Brief –
Output the full listing below exactly, without the pictures.

--- START OF Supplied material ---

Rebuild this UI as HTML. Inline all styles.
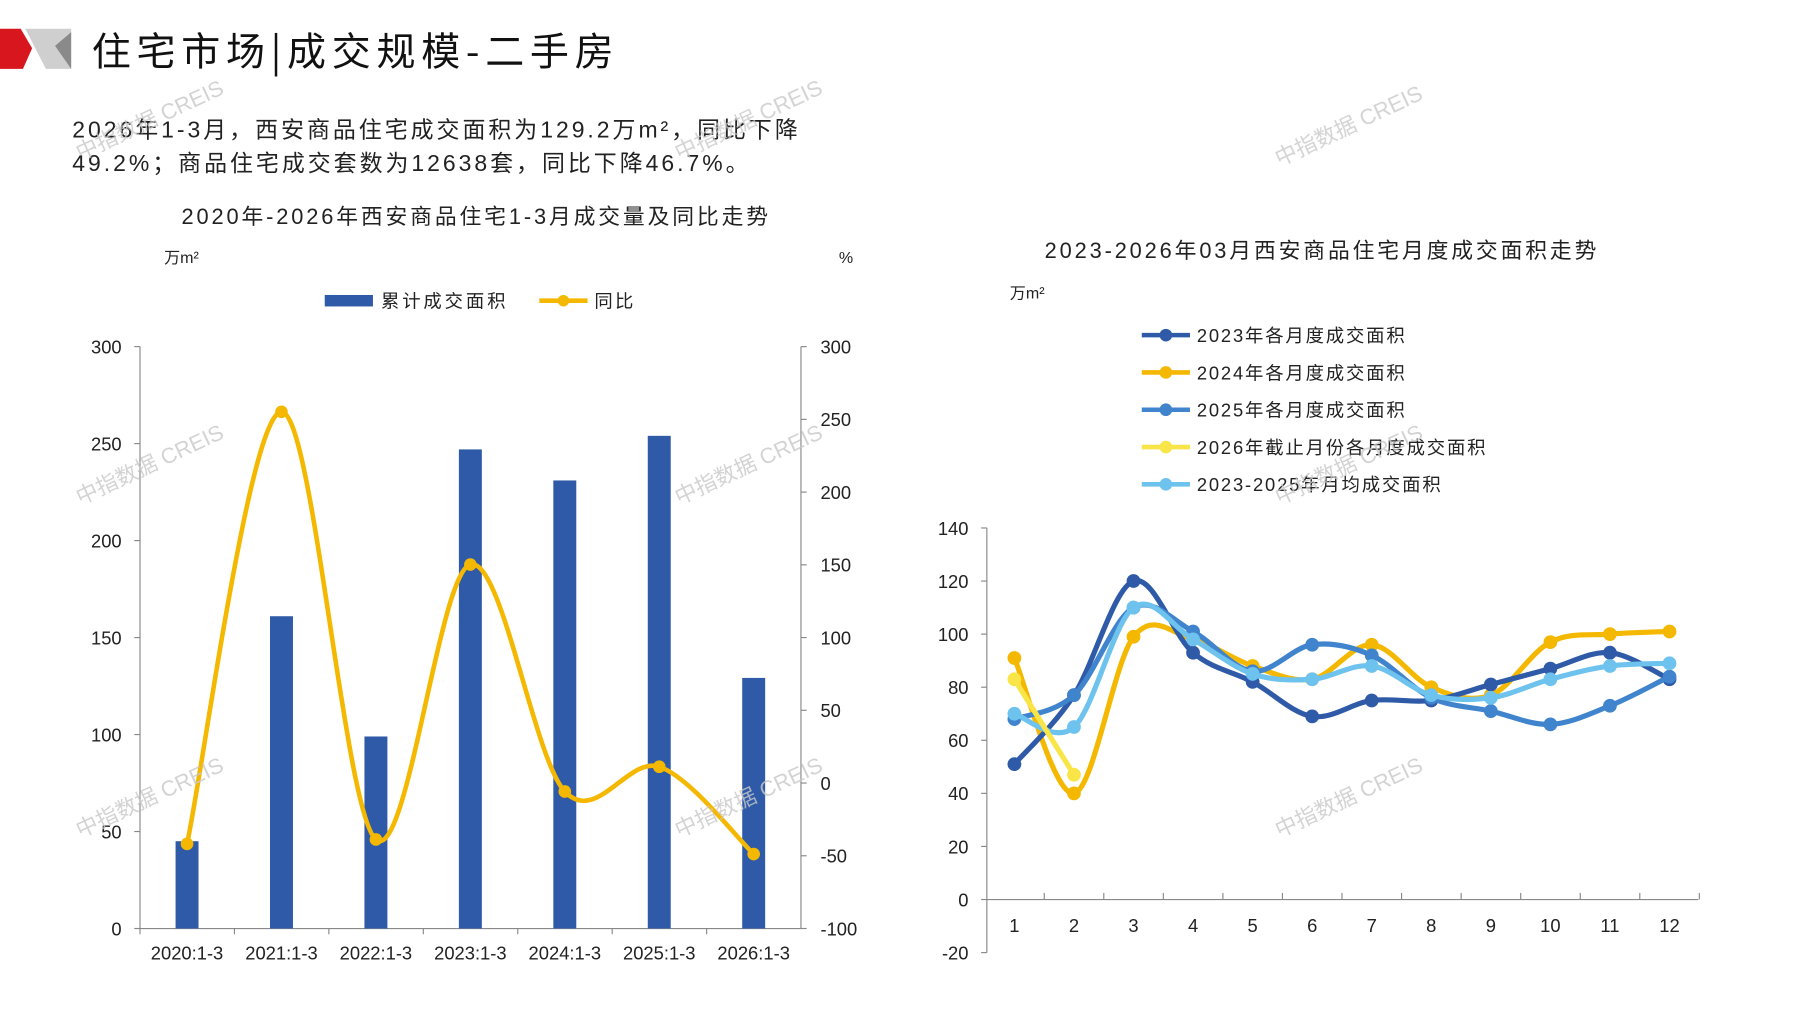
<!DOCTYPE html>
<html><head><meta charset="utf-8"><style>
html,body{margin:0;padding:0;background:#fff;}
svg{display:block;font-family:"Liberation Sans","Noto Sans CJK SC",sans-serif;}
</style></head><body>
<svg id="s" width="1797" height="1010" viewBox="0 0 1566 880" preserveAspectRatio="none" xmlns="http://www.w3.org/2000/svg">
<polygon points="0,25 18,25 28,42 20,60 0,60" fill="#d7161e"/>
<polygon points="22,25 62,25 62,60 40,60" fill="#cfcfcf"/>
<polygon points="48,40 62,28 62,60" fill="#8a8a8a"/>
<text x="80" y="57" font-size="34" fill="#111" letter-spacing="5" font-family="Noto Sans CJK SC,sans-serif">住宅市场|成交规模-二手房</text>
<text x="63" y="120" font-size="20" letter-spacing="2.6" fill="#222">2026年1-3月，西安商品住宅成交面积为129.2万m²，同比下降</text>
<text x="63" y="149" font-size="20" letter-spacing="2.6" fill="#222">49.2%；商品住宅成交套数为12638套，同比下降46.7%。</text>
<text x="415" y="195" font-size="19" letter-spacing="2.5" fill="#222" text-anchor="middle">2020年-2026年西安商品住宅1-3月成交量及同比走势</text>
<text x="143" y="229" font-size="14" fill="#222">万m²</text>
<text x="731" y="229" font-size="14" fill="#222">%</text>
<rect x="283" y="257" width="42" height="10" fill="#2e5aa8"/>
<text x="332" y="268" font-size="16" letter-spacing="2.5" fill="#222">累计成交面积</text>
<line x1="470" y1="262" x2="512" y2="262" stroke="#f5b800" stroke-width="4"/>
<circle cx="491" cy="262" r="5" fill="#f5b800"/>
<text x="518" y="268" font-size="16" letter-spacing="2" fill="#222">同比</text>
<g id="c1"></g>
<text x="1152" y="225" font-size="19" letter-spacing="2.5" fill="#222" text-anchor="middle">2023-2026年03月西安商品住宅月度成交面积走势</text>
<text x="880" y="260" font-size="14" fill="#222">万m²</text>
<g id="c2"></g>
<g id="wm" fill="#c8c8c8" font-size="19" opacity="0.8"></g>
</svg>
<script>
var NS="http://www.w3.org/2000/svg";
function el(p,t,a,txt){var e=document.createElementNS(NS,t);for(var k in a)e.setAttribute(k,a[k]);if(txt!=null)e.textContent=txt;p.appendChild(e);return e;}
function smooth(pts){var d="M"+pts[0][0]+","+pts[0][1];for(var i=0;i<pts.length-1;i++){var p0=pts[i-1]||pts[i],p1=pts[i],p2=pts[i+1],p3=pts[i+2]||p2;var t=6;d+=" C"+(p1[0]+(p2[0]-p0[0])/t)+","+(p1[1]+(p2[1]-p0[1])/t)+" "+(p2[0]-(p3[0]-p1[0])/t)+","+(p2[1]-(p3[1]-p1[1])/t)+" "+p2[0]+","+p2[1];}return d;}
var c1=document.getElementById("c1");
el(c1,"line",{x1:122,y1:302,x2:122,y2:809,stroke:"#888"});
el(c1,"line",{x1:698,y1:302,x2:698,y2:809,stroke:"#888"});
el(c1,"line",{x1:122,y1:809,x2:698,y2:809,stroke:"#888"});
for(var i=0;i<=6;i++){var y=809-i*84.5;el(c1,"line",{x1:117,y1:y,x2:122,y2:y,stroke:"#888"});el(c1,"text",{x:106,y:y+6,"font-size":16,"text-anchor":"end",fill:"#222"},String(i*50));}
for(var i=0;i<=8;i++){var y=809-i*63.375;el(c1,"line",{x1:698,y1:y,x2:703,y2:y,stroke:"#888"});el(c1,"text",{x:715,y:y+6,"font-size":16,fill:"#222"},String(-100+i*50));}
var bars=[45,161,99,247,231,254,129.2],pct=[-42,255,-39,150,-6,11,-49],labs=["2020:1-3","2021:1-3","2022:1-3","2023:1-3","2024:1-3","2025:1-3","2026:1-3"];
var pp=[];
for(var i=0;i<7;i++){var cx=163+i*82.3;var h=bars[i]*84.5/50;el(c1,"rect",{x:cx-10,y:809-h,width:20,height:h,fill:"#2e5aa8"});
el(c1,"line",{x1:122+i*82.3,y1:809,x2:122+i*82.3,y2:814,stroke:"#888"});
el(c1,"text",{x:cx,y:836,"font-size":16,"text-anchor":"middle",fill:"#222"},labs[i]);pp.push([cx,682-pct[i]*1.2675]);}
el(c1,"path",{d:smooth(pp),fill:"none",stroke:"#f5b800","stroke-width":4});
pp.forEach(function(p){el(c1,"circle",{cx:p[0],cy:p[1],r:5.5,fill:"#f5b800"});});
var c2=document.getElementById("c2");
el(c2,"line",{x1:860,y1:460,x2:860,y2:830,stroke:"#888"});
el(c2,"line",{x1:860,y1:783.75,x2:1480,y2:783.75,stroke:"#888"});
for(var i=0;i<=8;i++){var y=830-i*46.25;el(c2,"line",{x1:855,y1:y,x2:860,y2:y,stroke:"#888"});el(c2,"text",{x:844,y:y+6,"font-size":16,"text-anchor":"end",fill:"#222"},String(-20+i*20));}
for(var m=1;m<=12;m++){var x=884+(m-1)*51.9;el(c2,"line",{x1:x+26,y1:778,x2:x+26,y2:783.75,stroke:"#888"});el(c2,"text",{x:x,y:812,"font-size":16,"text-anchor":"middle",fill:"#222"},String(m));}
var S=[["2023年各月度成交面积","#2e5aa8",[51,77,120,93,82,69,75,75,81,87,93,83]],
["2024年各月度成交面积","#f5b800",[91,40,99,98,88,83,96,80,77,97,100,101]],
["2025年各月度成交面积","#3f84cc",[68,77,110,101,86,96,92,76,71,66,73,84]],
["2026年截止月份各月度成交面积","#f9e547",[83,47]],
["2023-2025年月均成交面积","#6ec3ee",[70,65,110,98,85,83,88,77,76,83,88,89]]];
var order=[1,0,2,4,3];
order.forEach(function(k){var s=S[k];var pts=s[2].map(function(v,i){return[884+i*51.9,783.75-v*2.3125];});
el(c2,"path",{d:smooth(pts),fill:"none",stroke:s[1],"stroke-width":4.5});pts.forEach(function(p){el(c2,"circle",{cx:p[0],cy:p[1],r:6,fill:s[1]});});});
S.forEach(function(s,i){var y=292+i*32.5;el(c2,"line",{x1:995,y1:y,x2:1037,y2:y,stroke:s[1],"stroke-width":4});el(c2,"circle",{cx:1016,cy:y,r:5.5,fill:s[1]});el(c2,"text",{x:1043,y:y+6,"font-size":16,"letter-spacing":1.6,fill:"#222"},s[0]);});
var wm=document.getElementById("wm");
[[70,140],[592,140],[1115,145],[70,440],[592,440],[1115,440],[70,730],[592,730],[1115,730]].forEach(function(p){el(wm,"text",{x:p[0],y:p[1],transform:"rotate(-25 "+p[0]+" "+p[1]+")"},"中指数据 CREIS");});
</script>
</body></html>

--- END OF Supplied material ---

Result of this task –
Rebuild this UI as HTML. Inline all styles.
<!DOCTYPE html>
<html><head><meta charset="utf-8"><style>
html,body{margin:0;padding:0;background:#fff;}
svg{display:block;font-family:"Liberation Sans","Noto Sans CJK SC",sans-serif;}
</style></head><body>
<svg id="s" width="1797" height="1010" viewBox="0 0 1566 880" preserveAspectRatio="none" xmlns="http://www.w3.org/2000/svg">
<polygon points="0,25 18,25 28,42 20,60 0,60" fill="#d7161e"/>
<polygon points="22,25 62,25 62,60 40,60" fill="#cfcfcf"/>
<polygon points="48,40 62,28 62,60" fill="#8a8a8a"/>
<text x="80" y="57" font-size="34" fill="#111" letter-spacing="5" font-family="Noto Sans CJK SC,sans-serif">住宅市场|成交规模-二手房</text>
<text x="63" y="120" font-size="20" letter-spacing="2.6" fill="#222">2026年1-3月，西安商品住宅成交面积为129.2万m²，同比下降</text>
<text x="63" y="149" font-size="20" letter-spacing="2.6" fill="#222">49.2%；商品住宅成交套数为12638套，同比下降46.7%。</text>
<text x="415" y="195" font-size="19" letter-spacing="2.5" fill="#222" text-anchor="middle">2020年-2026年西安商品住宅1-3月成交量及同比走势</text>
<text x="143" y="229" font-size="14" fill="#222">万m²</text>
<text x="731" y="229" font-size="14" fill="#222">%</text>
<rect x="283" y="257" width="42" height="10" fill="#2e5aa8"/>
<text x="332" y="268" font-size="16" letter-spacing="2.5" fill="#222">累计成交面积</text>
<line x1="470" y1="262" x2="512" y2="262" stroke="#f5b800" stroke-width="4"/>
<circle cx="491" cy="262" r="5" fill="#f5b800"/>
<text x="518" y="268" font-size="16" letter-spacing="2" fill="#222">同比</text>
<g id="c1"></g>
<text x="1152" y="225" font-size="19" letter-spacing="2.5" fill="#222" text-anchor="middle">2023-2026年03月西安商品住宅月度成交面积走势</text>
<text x="880" y="260" font-size="14" fill="#222">万m²</text>
<g id="c2"></g>
<g id="wm" fill="#c8c8c8" font-size="19" opacity="0.8"></g>
</svg>
<script>
var NS="http://www.w3.org/2000/svg";
function el(p,t,a,txt){var e=document.createElementNS(NS,t);for(var k in a)e.setAttribute(k,a[k]);if(txt!=null)e.textContent=txt;p.appendChild(e);return e;}
function smooth(pts){var d="M"+pts[0][0]+","+pts[0][1];for(var i=0;i<pts.length-1;i++){var p0=pts[i-1]||pts[i],p1=pts[i],p2=pts[i+1],p3=pts[i+2]||p2;var t=6;d+=" C"+(p1[0]+(p2[0]-p0[0])/t)+","+(p1[1]+(p2[1]-p0[1])/t)+" "+(p2[0]-(p3[0]-p1[0])/t)+","+(p2[1]-(p3[1]-p1[1])/t)+" "+p2[0]+","+p2[1];}return d;}
var c1=document.getElementById("c1");
el(c1,"line",{x1:122,y1:302,x2:122,y2:809,stroke:"#888"});
el(c1,"line",{x1:698,y1:302,x2:698,y2:809,stroke:"#888"});
el(c1,"line",{x1:122,y1:809,x2:698,y2:809,stroke:"#888"});
for(var i=0;i<=6;i++){var y=809-i*84.5;el(c1,"line",{x1:117,y1:y,x2:122,y2:y,stroke:"#888"});el(c1,"text",{x:106,y:y+6,"font-size":16,"text-anchor":"end",fill:"#222"},String(i*50));}
for(var i=0;i<=8;i++){var y=809-i*63.375;el(c1,"line",{x1:698,y1:y,x2:703,y2:y,stroke:"#888"});el(c1,"text",{x:715,y:y+6,"font-size":16,fill:"#222"},String(-100+i*50));}
var bars=[45,161,99,247,231,254,129.2],pct=[-42,255,-39,150,-6,11,-49],labs=["2020:1-3","2021:1-3","2022:1-3","2023:1-3","2024:1-3","2025:1-3","2026:1-3"];
var pp=[];
for(var i=0;i<7;i++){var cx=163+i*82.3;var h=bars[i]*84.5/50;el(c1,"rect",{x:cx-10,y:809-h,width:20,height:h,fill:"#2e5aa8"});
el(c1,"line",{x1:122+i*82.3,y1:809,x2:122+i*82.3,y2:814,stroke:"#888"});
el(c1,"text",{x:cx,y:836,"font-size":16,"text-anchor":"middle",fill:"#222"},labs[i]);pp.push([cx,682-pct[i]*1.2675]);}
el(c1,"path",{d:smooth(pp),fill:"none",stroke:"#f5b800","stroke-width":4});
pp.forEach(function(p){el(c1,"circle",{cx:p[0],cy:p[1],r:5.5,fill:"#f5b800"});});
var c2=document.getElementById("c2");
el(c2,"line",{x1:860,y1:460,x2:860,y2:830,stroke:"#888"});
el(c2,"line",{x1:860,y1:783.75,x2:1480,y2:783.75,stroke:"#888"});
for(var i=0;i<=8;i++){var y=830-i*46.25;el(c2,"line",{x1:855,y1:y,x2:860,y2:y,stroke:"#888"});el(c2,"text",{x:844,y:y+6,"font-size":16,"text-anchor":"end",fill:"#222"},String(-20+i*20));}
for(var m=1;m<=12;m++){var x=884+(m-1)*51.9;el(c2,"line",{x1:x+26,y1:778,x2:x+26,y2:783.75,stroke:"#888"});el(c2,"text",{x:x,y:812,"font-size":16,"text-anchor":"middle",fill:"#222"},String(m));}
var S=[["2023年各月度成交面积","#2e5aa8",[51,77,120,93,82,69,75,75,81,87,93,83]],
["2024年各月度成交面积","#f5b800",[91,40,99,98,88,83,96,80,77,97,100,101]],
["2025年各月度成交面积","#3f84cc",[68,77,110,101,86,96,92,76,71,66,73,84]],
["2026年截止月份各月度成交面积","#f9e547",[83,47]],
["2023-2025年月均成交面积","#6ec3ee",[70,65,110,98,85,83,88,77,76,83,88,89]]];
var order=[1,0,2,4,3];
order.forEach(function(k){var s=S[k];var pts=s[2].map(function(v,i){return[884+i*51.9,783.75-v*2.3125];});
el(c2,"path",{d:smooth(pts),fill:"none",stroke:s[1],"stroke-width":4.5});pts.forEach(function(p){el(c2,"circle",{cx:p[0],cy:p[1],r:6,fill:s[1]});});});
S.forEach(function(s,i){var y=292+i*32.5;el(c2,"line",{x1:995,y1:y,x2:1037,y2:y,stroke:s[1],"stroke-width":4});el(c2,"circle",{cx:1016,cy:y,r:5.5,fill:s[1]});el(c2,"text",{x:1043,y:y+6,"font-size":16,"letter-spacing":1.6,fill:"#222"},s[0]);});
var wm=document.getElementById("wm");
[[70,140],[592,140],[1115,145],[70,440],[592,440],[1115,440],[70,730],[592,730],[1115,730]].forEach(function(p){el(wm,"text",{x:p[0],y:p[1],transform:"rotate(-25 "+p[0]+" "+p[1]+")"},"中指数据 CREIS");});
</script>
</body></html>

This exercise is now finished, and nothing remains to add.